Weiters geht aus diesem Resümee der Intervention noch hervor, daß der Bankenaufsichts-Ausschuß den Geldhahn abdrehte, weil die Verantwortlichen der Popular nicht genug Aktiva vorweisen konnten, um weitere Geldspritzen zu rechtfertigen.
Die ganze Tätigkeit dieser Bankenaufsicht, die so um die 1000 Mitarbeiter beschäftigt, dreht sich also allein um die Frage, wann einer Bank definitiv der Hahn zuzudrehen ist. Und zwar dann, wenn sie nicht genug hat, um einen Liquiditäts-bzw. Überbrückungskredit auch zu bedienen und zu tilgen. Einzig und allein für diese Frage werden Studien erstellt und Gehirnschmalz eingesetzt. Diese Geistesleistungen sind dann aber „vertraulich“, weil sie entweder auf einige Akteure, oder aber auf den ganzen Banksektor kein gutes Licht werfen.
Die Bankenaufsicht bemängelte ferner die „negative Berichterstattung in der Presse“, die „die Schließung der Bank beschleunigt habe.“
Damit wird eigentlich der Bankleitung vorgeworfen, die Öffentlichkeit nicht ausreichend hinters Licht geführt zu haben. Ferner wird damit zugegeben, daß die Bank sowieso hätte zusperren müssen, nur eben etwas später. Wie auch die Geheimnistuerei mit den Studien zeigt, hält die Bankenaufsicht anscheinend das Verstecken von kompromittierenden Infos für das Um und Auf des Bankengeschäfts!
Die spanische Untersuchungskommission und mit ihr das spanische Parlament ist entrüstet, weil sie alle keine Infos kriegen.
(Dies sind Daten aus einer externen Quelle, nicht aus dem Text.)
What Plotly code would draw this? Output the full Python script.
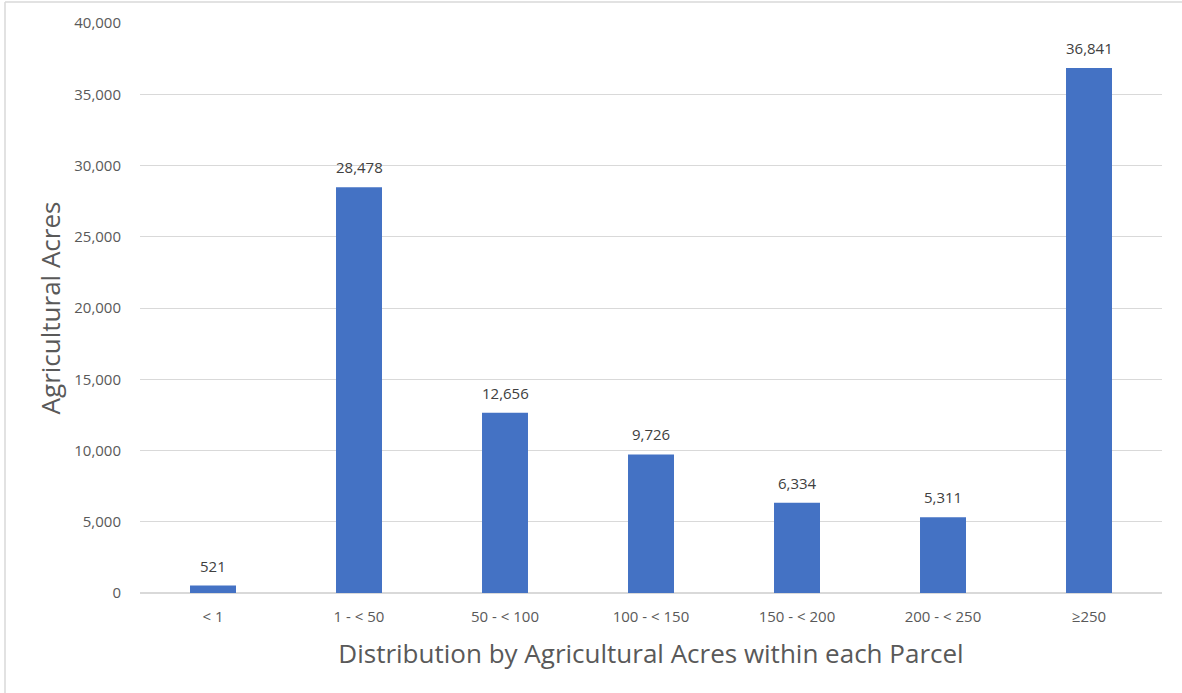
import plotly.graph_objects as go

categories = ["< 1", "1 - < 50", "50 - < 100", "100 - < 150", "150 - < 200", "200 - < 250", "≥250"]
acres = [521, 28478, 12656, 9726, 6334, 5311, 36841]
y_ticks = [0, 5000, 10000, 15000, 20000, 25000, 30000, 35000, 40000]

W, H = 1182, 693
L, R, T, B = 140, 20, 23, 100
pw, ph = W - L - R, H - T - B

font = "Open Sans, Noto Sans, sans-serif"

fig = go.Figure(go.Bar(
    x=categories, y=acres,
    marker=dict(color="#4472C4", line=dict(width=0)),
))

# value labels above the bars
for c, v in zip(categories, acres):
    fig.add_annotation(x=c, y=v, text=f"{v:,}", showarrow=False,
                       yanchor="bottom", yshift=8,
                       font=dict(size=15, color="#404040", family=font))

# chart frame, only the left and top edges are in view
top = 1 + (T - 2) / ph
left = (5 - L) / pw

fig.update_layout(
    width=W, height=H,
    margin=dict(l=L, r=R, t=T, b=B),
    paper_bgcolor="white", plot_bgcolor="white",
    bargap=0.685,
    showlegend=False,
    font=dict(family=font, color="#595959"),
    xaxis=dict(
        automargin=False,
        tickfont=dict(size=15, color="#595959"),
        showgrid=False, showline=False, ticks="", ticklabelstandoff=13,
        title=dict(text="Distribution by Agricultural Acres within each Parcel",
                   font=dict(size=26, color="#595959"), standoff=19),
    ),
    yaxis=dict(
        automargin=False,
        range=[0, 40000], tickvals=y_ticks, tickformat=",",
        tickfont=dict(size=15, color="#595959"),
        showgrid=True, gridcolor="#D9D9D9", gridwidth=1,
        zeroline=True, zerolinecolor="#D9D9D9", zerolinewidth=2,
        showline=False, ticks="", ticklabelstandoff=18,
        title=dict(text="Agricultural Acres", font=dict(size=26, color="#595959"), standoff=6),
    ),
    shapes=[
        dict(type="line", xref="paper", yref="paper",
             x0=left, x1=(W - L) / pw, y0=top, y1=top,
             line=dict(color="#D9D9D9", width=1.5)),
        dict(type="line", xref="paper", yref="paper",
             x0=left, x1=left, y0=top, y1=-B / ph,
             line=dict(color="#D9D9D9", width=1.5)),
    ],
)

# drop the default page margin so the figure fills the window
fig.write_html("out.html", config={"displayModeBar": False},
               post_script="document.body.style.margin='0';")
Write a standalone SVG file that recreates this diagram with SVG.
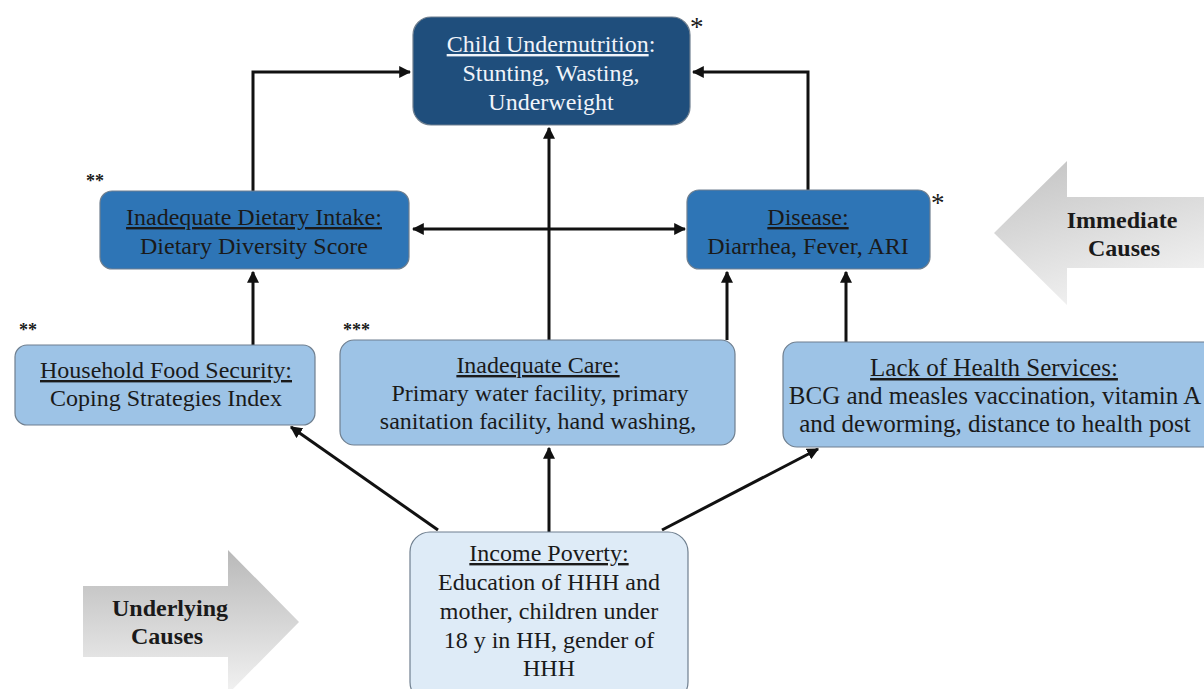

Die Bankenaufsicht ist genervt, weil die angeblich falsche „Informationspolitik“ die Kosten der Sanierung hinaufgetrieben hat. Und die über 300.000 Geschädigten beschäftigen Anwälte und Gerichte, um ihr investiertes Geld zurückzubekommen.
Das ist also das Resultat der Tätigkeit der Bankenaufsicht. Oder genauer, das bisherige.